Can we talk?
I mean about something so personal you probably haven’t divulged the truth to your very best friend. I’m not talking about sex. Heck most of us know more about our friends’ sex lives than we ever needed or wanted to know.
I’m talking about that thing that we often aren’t even honest about with our spouses — I’m talking about the very verboten matter of money.
No, I do not want to know all the details of your financial affairs. Please, please, please, don’t tell me how much money you made last year, how little/or much you owe on your mortgage, or how much you tithed, or didn’t in the past year.
Honestly, I don’t want to know about your financial standing at all. Suze Orman, I’m not.
You see, I care about you but I really don’t care about your money.
Or whether you have any or not.
Unless you are my son,
In which case, I’m praying you have enough.
The reason I want to talk to you about money is because so many people keep bringing it up to me.
Why is it that perfectly reasonable, educated and otherwise mannerly people feel like it’s within their right to ask an author how much money they make?
I am one of the most curious people you will ever meet. I will ask you a dozen questions upon meeting you. I will want to know if you grew up here, or came from somewhere else. Are you doing the job you always hoped you’d do? Did you serve in the military and if so, thank you very much. I will want to know who your mama’s people are and do you like collard greens or turnips best. I want to know if you have a grandchild and if so, do you have any advice for me? But the one thing I am never ever going to ask you, not even on my death bed, or yours, is how much money you have.
Or don’t have.
I was raised in a trailer park by a mama who failed to teach me certain things but the one thing she didn’t forget to teach me was that a person’s financial doings is their own private business. I couldn’t to this day tell you how much money my mama has, or doesn’t have, and I’m okay with that.
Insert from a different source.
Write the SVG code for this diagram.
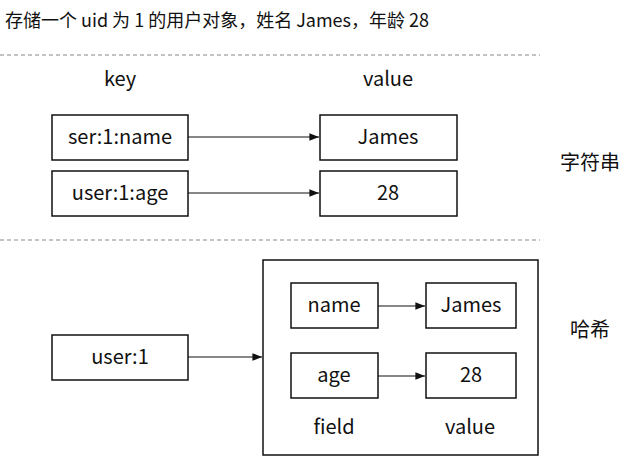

Never when I worked as a journalist did anyone approach me and ask what my annual income was, or how much I had socked away in a 401-K.
I asked my brother, an engineer, how I ought to respond to such questions.
“Tell them it’s none of their dayhum business,” he said.
My brother is frank like that. (Pun intended for those who get it.)
I can’t do that.
Usually, I just smile and say something silly.
Here’s the truth of the matter, I was writing long before I made one red penny for writing and I have more than earned every penny I have ever made from writing. I work dayhum hard at this business. They can’t pay me enough for what I put into it because I put my heart into it.
This isn’t just a job for me. It’s a calling.
It’s what I was created for.
Sometimes I wish I could do something else. My husband thinks I would be great at stand-up comedy. I’d rather be governor one day. Or maybe a nun. I’d like all that routine, I think.
At the very least, I wish I could write the book that everyone loves, but I can’t. God called me to the hard places. He took all the brokenness of childhood and crafted a passion that runs deep in my veins.
One of the highest rewards I have ever received as a writer came to me recently when a former neighbor, a woman who considers herself an agnostic, said, “I can’t think of a more genuine issue for you than as an advocate for children.” It moves me to tears even now, knowing something she saw in me as a neighbor bore witness to all that God is doing in my life and through my work.
She has never asked me how much money I make, or have made off of writing. We take turns paying the bill when we go out to eat.
So if you are the sort of person who would ask such things of an author, please don’t take it personally if when you ask how much money I make, or how rich I am, or if my publisher pays for my upkeep the way some men do a Wall Street mistress, if I just smile and ask in return where your mama’s people are from.
I’m just trying my best not to be rude.